Lending practices are killing Black neighborhoods across the country by making it so that only investors can afford to buy in them, HUD Secretary Marcia Fudge said in a new interview with PBS Newshour.

We’re still redlined communities in this country right now, because people won’t lend in communities where homes are valued at less than $100,000, $125,000, those communities begin to die,” she said. “We won’t loan money for people to buy those houses, we won’t give them money to rehabilitate those houses. So, what happens is investors come in, they buy them up for cash, most of the time, they start to rent,  they do put a little money in them, and then they raise the rents for everybody in the neighborhood.”

Fudge also pointed to appraisal bias a scourge the Biden Administration has attempted to deal with — as one of the chief drivers of inequality among Black and white neighborhoods.

I think that we also have to understand that appraisal bias is a major issue in this as well,” Fudge said. “You will find that the blacker or browner the community is, the lower the valuation of the homes. And so that also creates a problem for lenders.”

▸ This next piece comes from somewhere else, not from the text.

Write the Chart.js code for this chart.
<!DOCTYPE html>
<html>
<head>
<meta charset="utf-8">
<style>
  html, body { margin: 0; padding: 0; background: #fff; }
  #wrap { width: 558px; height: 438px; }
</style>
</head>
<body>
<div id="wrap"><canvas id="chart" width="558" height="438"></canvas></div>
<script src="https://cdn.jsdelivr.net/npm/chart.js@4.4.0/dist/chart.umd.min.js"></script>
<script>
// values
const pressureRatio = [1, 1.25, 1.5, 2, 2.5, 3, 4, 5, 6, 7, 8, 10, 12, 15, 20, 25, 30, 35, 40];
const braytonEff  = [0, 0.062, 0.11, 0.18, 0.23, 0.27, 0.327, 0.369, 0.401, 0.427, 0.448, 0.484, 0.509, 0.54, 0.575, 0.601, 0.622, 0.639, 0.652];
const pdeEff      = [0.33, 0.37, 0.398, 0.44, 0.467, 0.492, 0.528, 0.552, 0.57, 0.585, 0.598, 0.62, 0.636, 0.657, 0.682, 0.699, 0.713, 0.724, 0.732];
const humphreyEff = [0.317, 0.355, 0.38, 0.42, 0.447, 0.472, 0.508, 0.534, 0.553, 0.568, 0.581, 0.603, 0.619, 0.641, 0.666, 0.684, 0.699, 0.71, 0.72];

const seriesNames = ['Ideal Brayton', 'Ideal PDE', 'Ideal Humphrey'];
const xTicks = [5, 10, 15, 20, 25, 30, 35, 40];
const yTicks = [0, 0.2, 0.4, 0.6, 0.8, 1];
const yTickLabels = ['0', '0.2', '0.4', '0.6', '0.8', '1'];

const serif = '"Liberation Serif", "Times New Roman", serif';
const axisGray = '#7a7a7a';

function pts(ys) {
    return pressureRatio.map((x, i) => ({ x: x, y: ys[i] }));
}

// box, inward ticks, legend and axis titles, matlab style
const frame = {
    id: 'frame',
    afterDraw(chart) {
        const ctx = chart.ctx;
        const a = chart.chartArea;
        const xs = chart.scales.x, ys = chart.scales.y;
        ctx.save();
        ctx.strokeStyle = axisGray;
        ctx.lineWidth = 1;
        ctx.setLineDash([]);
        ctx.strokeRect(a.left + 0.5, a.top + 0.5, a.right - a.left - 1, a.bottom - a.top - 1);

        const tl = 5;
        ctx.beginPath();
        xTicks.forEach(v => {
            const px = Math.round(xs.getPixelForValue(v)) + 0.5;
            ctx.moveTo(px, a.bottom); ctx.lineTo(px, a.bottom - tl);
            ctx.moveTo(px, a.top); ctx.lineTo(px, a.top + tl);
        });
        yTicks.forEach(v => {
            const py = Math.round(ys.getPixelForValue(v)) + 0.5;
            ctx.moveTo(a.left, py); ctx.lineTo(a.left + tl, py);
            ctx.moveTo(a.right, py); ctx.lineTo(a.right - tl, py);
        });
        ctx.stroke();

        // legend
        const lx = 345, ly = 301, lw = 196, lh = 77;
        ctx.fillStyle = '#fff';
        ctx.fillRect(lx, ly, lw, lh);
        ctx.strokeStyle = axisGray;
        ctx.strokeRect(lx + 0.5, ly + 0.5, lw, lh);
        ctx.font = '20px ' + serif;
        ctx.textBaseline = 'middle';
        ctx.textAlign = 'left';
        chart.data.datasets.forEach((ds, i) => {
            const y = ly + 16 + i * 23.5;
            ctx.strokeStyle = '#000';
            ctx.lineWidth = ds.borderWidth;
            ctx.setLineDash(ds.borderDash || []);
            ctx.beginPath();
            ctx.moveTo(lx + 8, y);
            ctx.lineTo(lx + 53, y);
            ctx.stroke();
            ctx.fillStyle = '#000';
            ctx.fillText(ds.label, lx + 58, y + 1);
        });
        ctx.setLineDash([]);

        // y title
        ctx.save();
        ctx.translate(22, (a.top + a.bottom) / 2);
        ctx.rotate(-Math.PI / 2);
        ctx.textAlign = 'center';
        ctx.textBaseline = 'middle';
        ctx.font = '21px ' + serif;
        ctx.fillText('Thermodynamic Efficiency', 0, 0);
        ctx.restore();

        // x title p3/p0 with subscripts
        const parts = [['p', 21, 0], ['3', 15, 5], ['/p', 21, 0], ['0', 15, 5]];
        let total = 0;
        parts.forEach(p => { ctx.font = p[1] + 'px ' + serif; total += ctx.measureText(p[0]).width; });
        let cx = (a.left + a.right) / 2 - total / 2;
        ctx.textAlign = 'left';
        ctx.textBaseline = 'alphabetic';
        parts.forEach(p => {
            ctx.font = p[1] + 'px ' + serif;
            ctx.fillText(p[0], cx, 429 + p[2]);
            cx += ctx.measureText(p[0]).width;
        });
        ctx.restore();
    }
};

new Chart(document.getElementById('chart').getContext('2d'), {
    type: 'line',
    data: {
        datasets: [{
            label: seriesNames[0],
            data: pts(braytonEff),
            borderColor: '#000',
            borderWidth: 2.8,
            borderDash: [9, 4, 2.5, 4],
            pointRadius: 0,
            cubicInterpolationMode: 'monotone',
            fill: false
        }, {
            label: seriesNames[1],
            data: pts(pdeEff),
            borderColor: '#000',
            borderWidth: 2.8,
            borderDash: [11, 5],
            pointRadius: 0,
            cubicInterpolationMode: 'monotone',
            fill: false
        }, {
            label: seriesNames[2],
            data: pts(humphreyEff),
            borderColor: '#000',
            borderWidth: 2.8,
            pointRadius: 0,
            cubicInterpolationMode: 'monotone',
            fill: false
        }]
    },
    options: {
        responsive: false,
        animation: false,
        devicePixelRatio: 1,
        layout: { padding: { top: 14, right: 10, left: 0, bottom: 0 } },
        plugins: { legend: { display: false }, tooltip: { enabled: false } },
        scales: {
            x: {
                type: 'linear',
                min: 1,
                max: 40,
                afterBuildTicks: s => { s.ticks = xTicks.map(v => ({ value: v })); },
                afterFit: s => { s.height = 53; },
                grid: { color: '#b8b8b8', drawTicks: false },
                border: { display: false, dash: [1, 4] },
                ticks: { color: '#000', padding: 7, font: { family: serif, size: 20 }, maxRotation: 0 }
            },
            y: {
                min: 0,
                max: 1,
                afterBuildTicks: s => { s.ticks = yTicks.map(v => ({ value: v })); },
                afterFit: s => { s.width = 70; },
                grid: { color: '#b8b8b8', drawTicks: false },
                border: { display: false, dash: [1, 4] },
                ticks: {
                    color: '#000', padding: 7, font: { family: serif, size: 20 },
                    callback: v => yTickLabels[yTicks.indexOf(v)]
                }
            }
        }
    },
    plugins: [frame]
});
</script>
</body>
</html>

Student loan debt — which the Biden Administration just wiped out $10,000 of for borrowers across the country — has also created uneven burdens for Black Americans, Fudge pointed out.

Fudge spoke broadly about the nation’s housing crisis and the steps the federal government is taking to ease it. She stressed that the federal government cannot solve the housing crisis itself, the same way Congress and local municipalities cannot ease the burden on their own.

“We need to do everything we can hands-on deck to be sure that everybody has an opportunity to live in a safe, decent house in a decent neighborhood,” Fudge told interviewer Geoff Bennett. “We’re doing everything from the federal government that we can, but we need help from Congress. We also need help from communities that are suffering with these problems.”

With homeownership becoming unattainable for many Americans, rents continuing to grow at breakneck speed   with the federal government estimating that the nation is short 1.5 million units of housing, Fudge acknowledged that the best way forward to is to find ways to make it sustainable for developers to build more multifamily housing.

“What I do believe is that we need to find ways to incentivize or encourage developers to build more multifamily housing,” she said.

Fudge pointed to funds the federal government has already put in the coffers of local municipalities, but stressed that it was up to them to prioritize housing when drafting budgets.

“There is more money out there right now than they will ever have,” Fudge said. “The Rescue Plan, the COVID Plan, those bills created an environment where many states and cities are flush with resources. So, between treasury and us, we are saying to them, look, you have these resources, use them to try to alleviate this housing crisis that you have in your community.”

So together, all of us working together, I do believe that we can make a dent in it,” she added.